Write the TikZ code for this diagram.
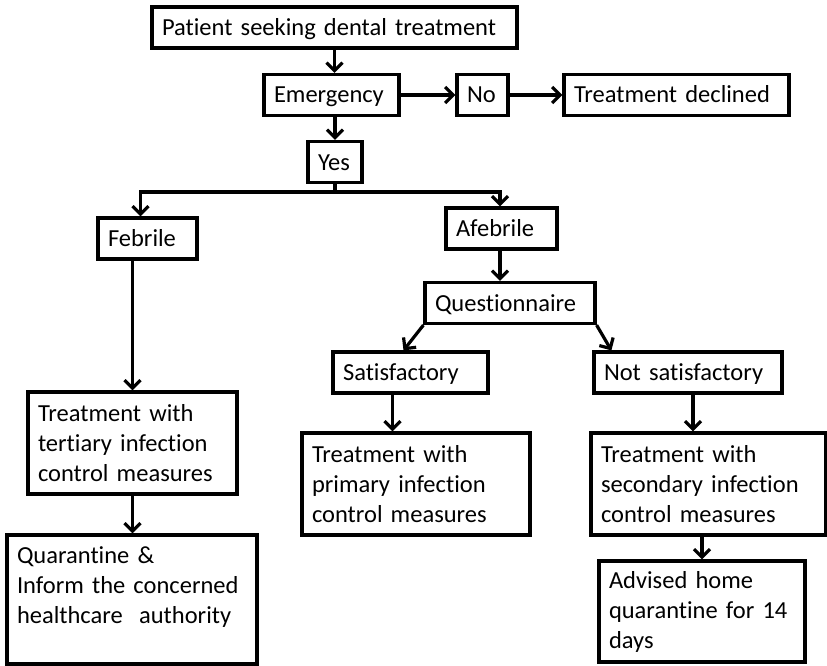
\documentclass[tikz,border=0pt]{standalone}
\usepackage{fontspec}
\setmainfont{Carlito}[Ligatures=NoCommon]
\usetikzlibrary{arrows.meta}

\begin{document}
\begin{tikzpicture}[x=1pt,y=-1pt]
\useasboundingbox (0,0) rectangle (827,666);

\begin{scope}[every node/.style={draw,line width=3.2pt,inner xsep=10pt,inner ysep=2pt,
        align=left,font=\fontsize{24.5}{30}\selectfont,minimum height=41pt},
        onebox/.style={text height=20pt,text depth=4pt}]
    \node[onebox,text width=345pt] (patient) at (334.5,27.5) {Patient seeking dental treatment};
    \node[onebox,text width=115pt] (emerg) at (331.5,95) {Emergency};
    \node[onebox,text width=31pt] (no) at (482.5,95) {No};
    \node[onebox,text width=205pt] (declined) at (676.5,95) {Treatment declined};
    \node[onebox,text width=34pt] (yes) at (335,162) {Yes};
    \node[onebox,text width=79pt] (febrile) at (147.5,238.5) {Febrile};
    \node[onebox,text width=91pt] (afebrile) at (501.5,228.5) {Afebrile};
    \node[onebox,text width=150pt] (quest) at (510,303) {Questionnaire};
    \node[onebox,text width=135pt] (satis) at (410.5,372.5) {Satisfactory};
    \node[onebox,text width=168pt] (notsat) at (688,372.5) {Not satisfactory};
    \node[text width=189pt,minimum height=102pt] (tertiary) at (132.5,443)
        {Treatment with\\tertiary infection\\control measures};
    \node[text width=230pt,minimum height=129pt] (quarant) at (132,599.5)
        {Quarantine \&\\Inform the concerned\\healthcare\ \ authority\\[-10pt]\strut};
    \node[text width=208pt,minimum height=102pt] (primary) at (416,484)
        {Treatment with\\primary infection\\control measures};
    \node[text width=215pt,minimum height=102pt] (secondary) at (708.5,484)
        {Treatment with\\secondary infection\\control measures};
    \node[text width=186pt,minimum height=101pt] (advised) at (702,611.5)
        {Advised home\\quarantine for 14\\days};
\end{scope}

\coordinate (split) at (335,192);

\begin{scope}[line width=3.2pt,>={Straight Barb[length=8pt,width=16pt]},
              every edge/.style={draw,line width=3.2pt}]
    \path [->] (patient.south) edge (patient.south |- emerg.north);
    \path [->] (emerg) edge (no);
    \path [->] (no) edge (declined);
    \path [->] (yes.north |- emerg.south) edge (yes.north);
    \draw (yes.south) -- (split);
    \draw [->] (split) -| ([xshift=-7pt]febrile.north);
    \draw [->] (split) -| ([xshift=-1.5pt]afebrile.north);
    \path [->] (tertiary.north |- febrile.south) edge (tertiary.north);
    \path [->] ([xshift=-1.5pt]afebrile.south) edge ([xshift=-1.5pt]afebrile.south |- quest.north);
    \path [->] (quest.south west) edge ([xshift=-7pt]satis.north);
    \path [->] (quest.south east) edge ([xshift=19pt]notsat.north west);
    \path [->] ([xshift=-18pt]satis.south) edge ([xshift=-18pt]satis.south |- primary.north);
    \path [->] ([xshift=5pt]notsat.south) edge ([xshift=5pt]notsat.south |- secondary.north);
    \path [->] (tertiary.south) edge (tertiary.south |- quarant.north);
    \path [->] (advised.north |- secondary.south) edge (advised.north);
\end{scope}
\end{tikzpicture}
\end{document}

▬▬▬▬▬▬

_Task statement:_ Without the pictures, write out all of the material exactly.

_Reply:_
Write the TikZ code for this diagram.
\documentclass[tikz,border=0pt]{standalone}
\usepackage{fontspec}
\setmainfont{Carlito}[Ligatures=NoCommon]
\usetikzlibrary{arrows.meta}

\begin{document}
\begin{tikzpicture}[x=1pt,y=-1pt]
\useasboundingbox (0,0) rectangle (827,666);

\begin{scope}[every node/.style={draw,line width=3.2pt,inner xsep=10pt,inner ysep=2pt,
        align=left,font=\fontsize{24.5}{30}\selectfont,minimum height=41pt},
        onebox/.style={text height=20pt,text depth=4pt}]
    \node[onebox,text width=345pt] (patient) at (334.5,27.5) {Patient seeking dental treatment};
    \node[onebox,text width=115pt] (emerg) at (331.5,95) {Emergency};
    \node[onebox,text width=31pt] (no) at (482.5,95) {No};
    \node[onebox,text width=205pt] (declined) at (676.5,95) {Treatment declined};
    \node[onebox,text width=34pt] (yes) at (335,162) {Yes};
    \node[onebox,text width=79pt] (febrile) at (147.5,238.5) {Febrile};
    \node[onebox,text width=91pt] (afebrile) at (501.5,228.5) {Afebrile};
    \node[onebox,text width=150pt] (quest) at (510,303) {Questionnaire};
    \node[onebox,text width=135pt] (satis) at (410.5,372.5) {Satisfactory};
    \node[onebox,text width=168pt] (notsat) at (688,372.5) {Not satisfactory};
    \node[text width=189pt,minimum height=102pt] (tertiary) at (132.5,443)
        {Treatment with\\tertiary infection\\control measures};
    \node[text width=230pt,minimum height=129pt] (quarant) at (132,599.5)
        {Quarantine \&\\Inform the concerned\\healthcare\ \ authority\\[-10pt]\strut};
    \node[text width=208pt,minimum height=102pt] (primary) at (416,484)
        {Treatment with\\primary infection\\control measures};
    \node[text width=215pt,minimum height=102pt] (secondary) at (708.5,484)
        {Treatment with\\secondary infection\\control measures};
    \node[text width=186pt,minimum height=101pt] (advised) at (702,611.5)
        {Advised home\\quarantine for 14\\days};
\end{scope}

\coordinate (split) at (335,192);

\begin{scope}[line width=3.2pt,>={Straight Barb[length=8pt,width=16pt]},
              every edge/.style={draw,line width=3.2pt}]
    \path [->] (patient.south) edge (patient.south |- emerg.north);
    \path [->] (emerg) edge (no);
    \path [->] (no) edge (declined);
    \path [->] (yes.north |- emerg.south) edge (yes.north);
    \draw (yes.south) -- (split);
    \draw [->] (split) -| ([xshift=-7pt]febrile.north);
    \draw [->] (split) -| ([xshift=-1.5pt]afebrile.north);
    \path [->] (tertiary.north |- febrile.south) edge (tertiary.north);
    \path [->] ([xshift=-1.5pt]afebrile.south) edge ([xshift=-1.5pt]afebrile.south |- quest.north);
    \path [->] (quest.south west) edge ([xshift=-7pt]satis.north);
    \path [->] (quest.south east) edge ([xshift=19pt]notsat.north west);
    \path [->] ([xshift=-18pt]satis.south) edge ([xshift=-18pt]satis.south |- primary.north);
    \path [->] ([xshift=5pt]notsat.south) edge ([xshift=5pt]notsat.south |- secondary.north);
    \path [->] (tertiary.south) edge (tertiary.south |- quarant.north);
    \path [->] (advised.north |- secondary.south) edge (advised.north);
\end{scope}
\end{tikzpicture}
\end{document}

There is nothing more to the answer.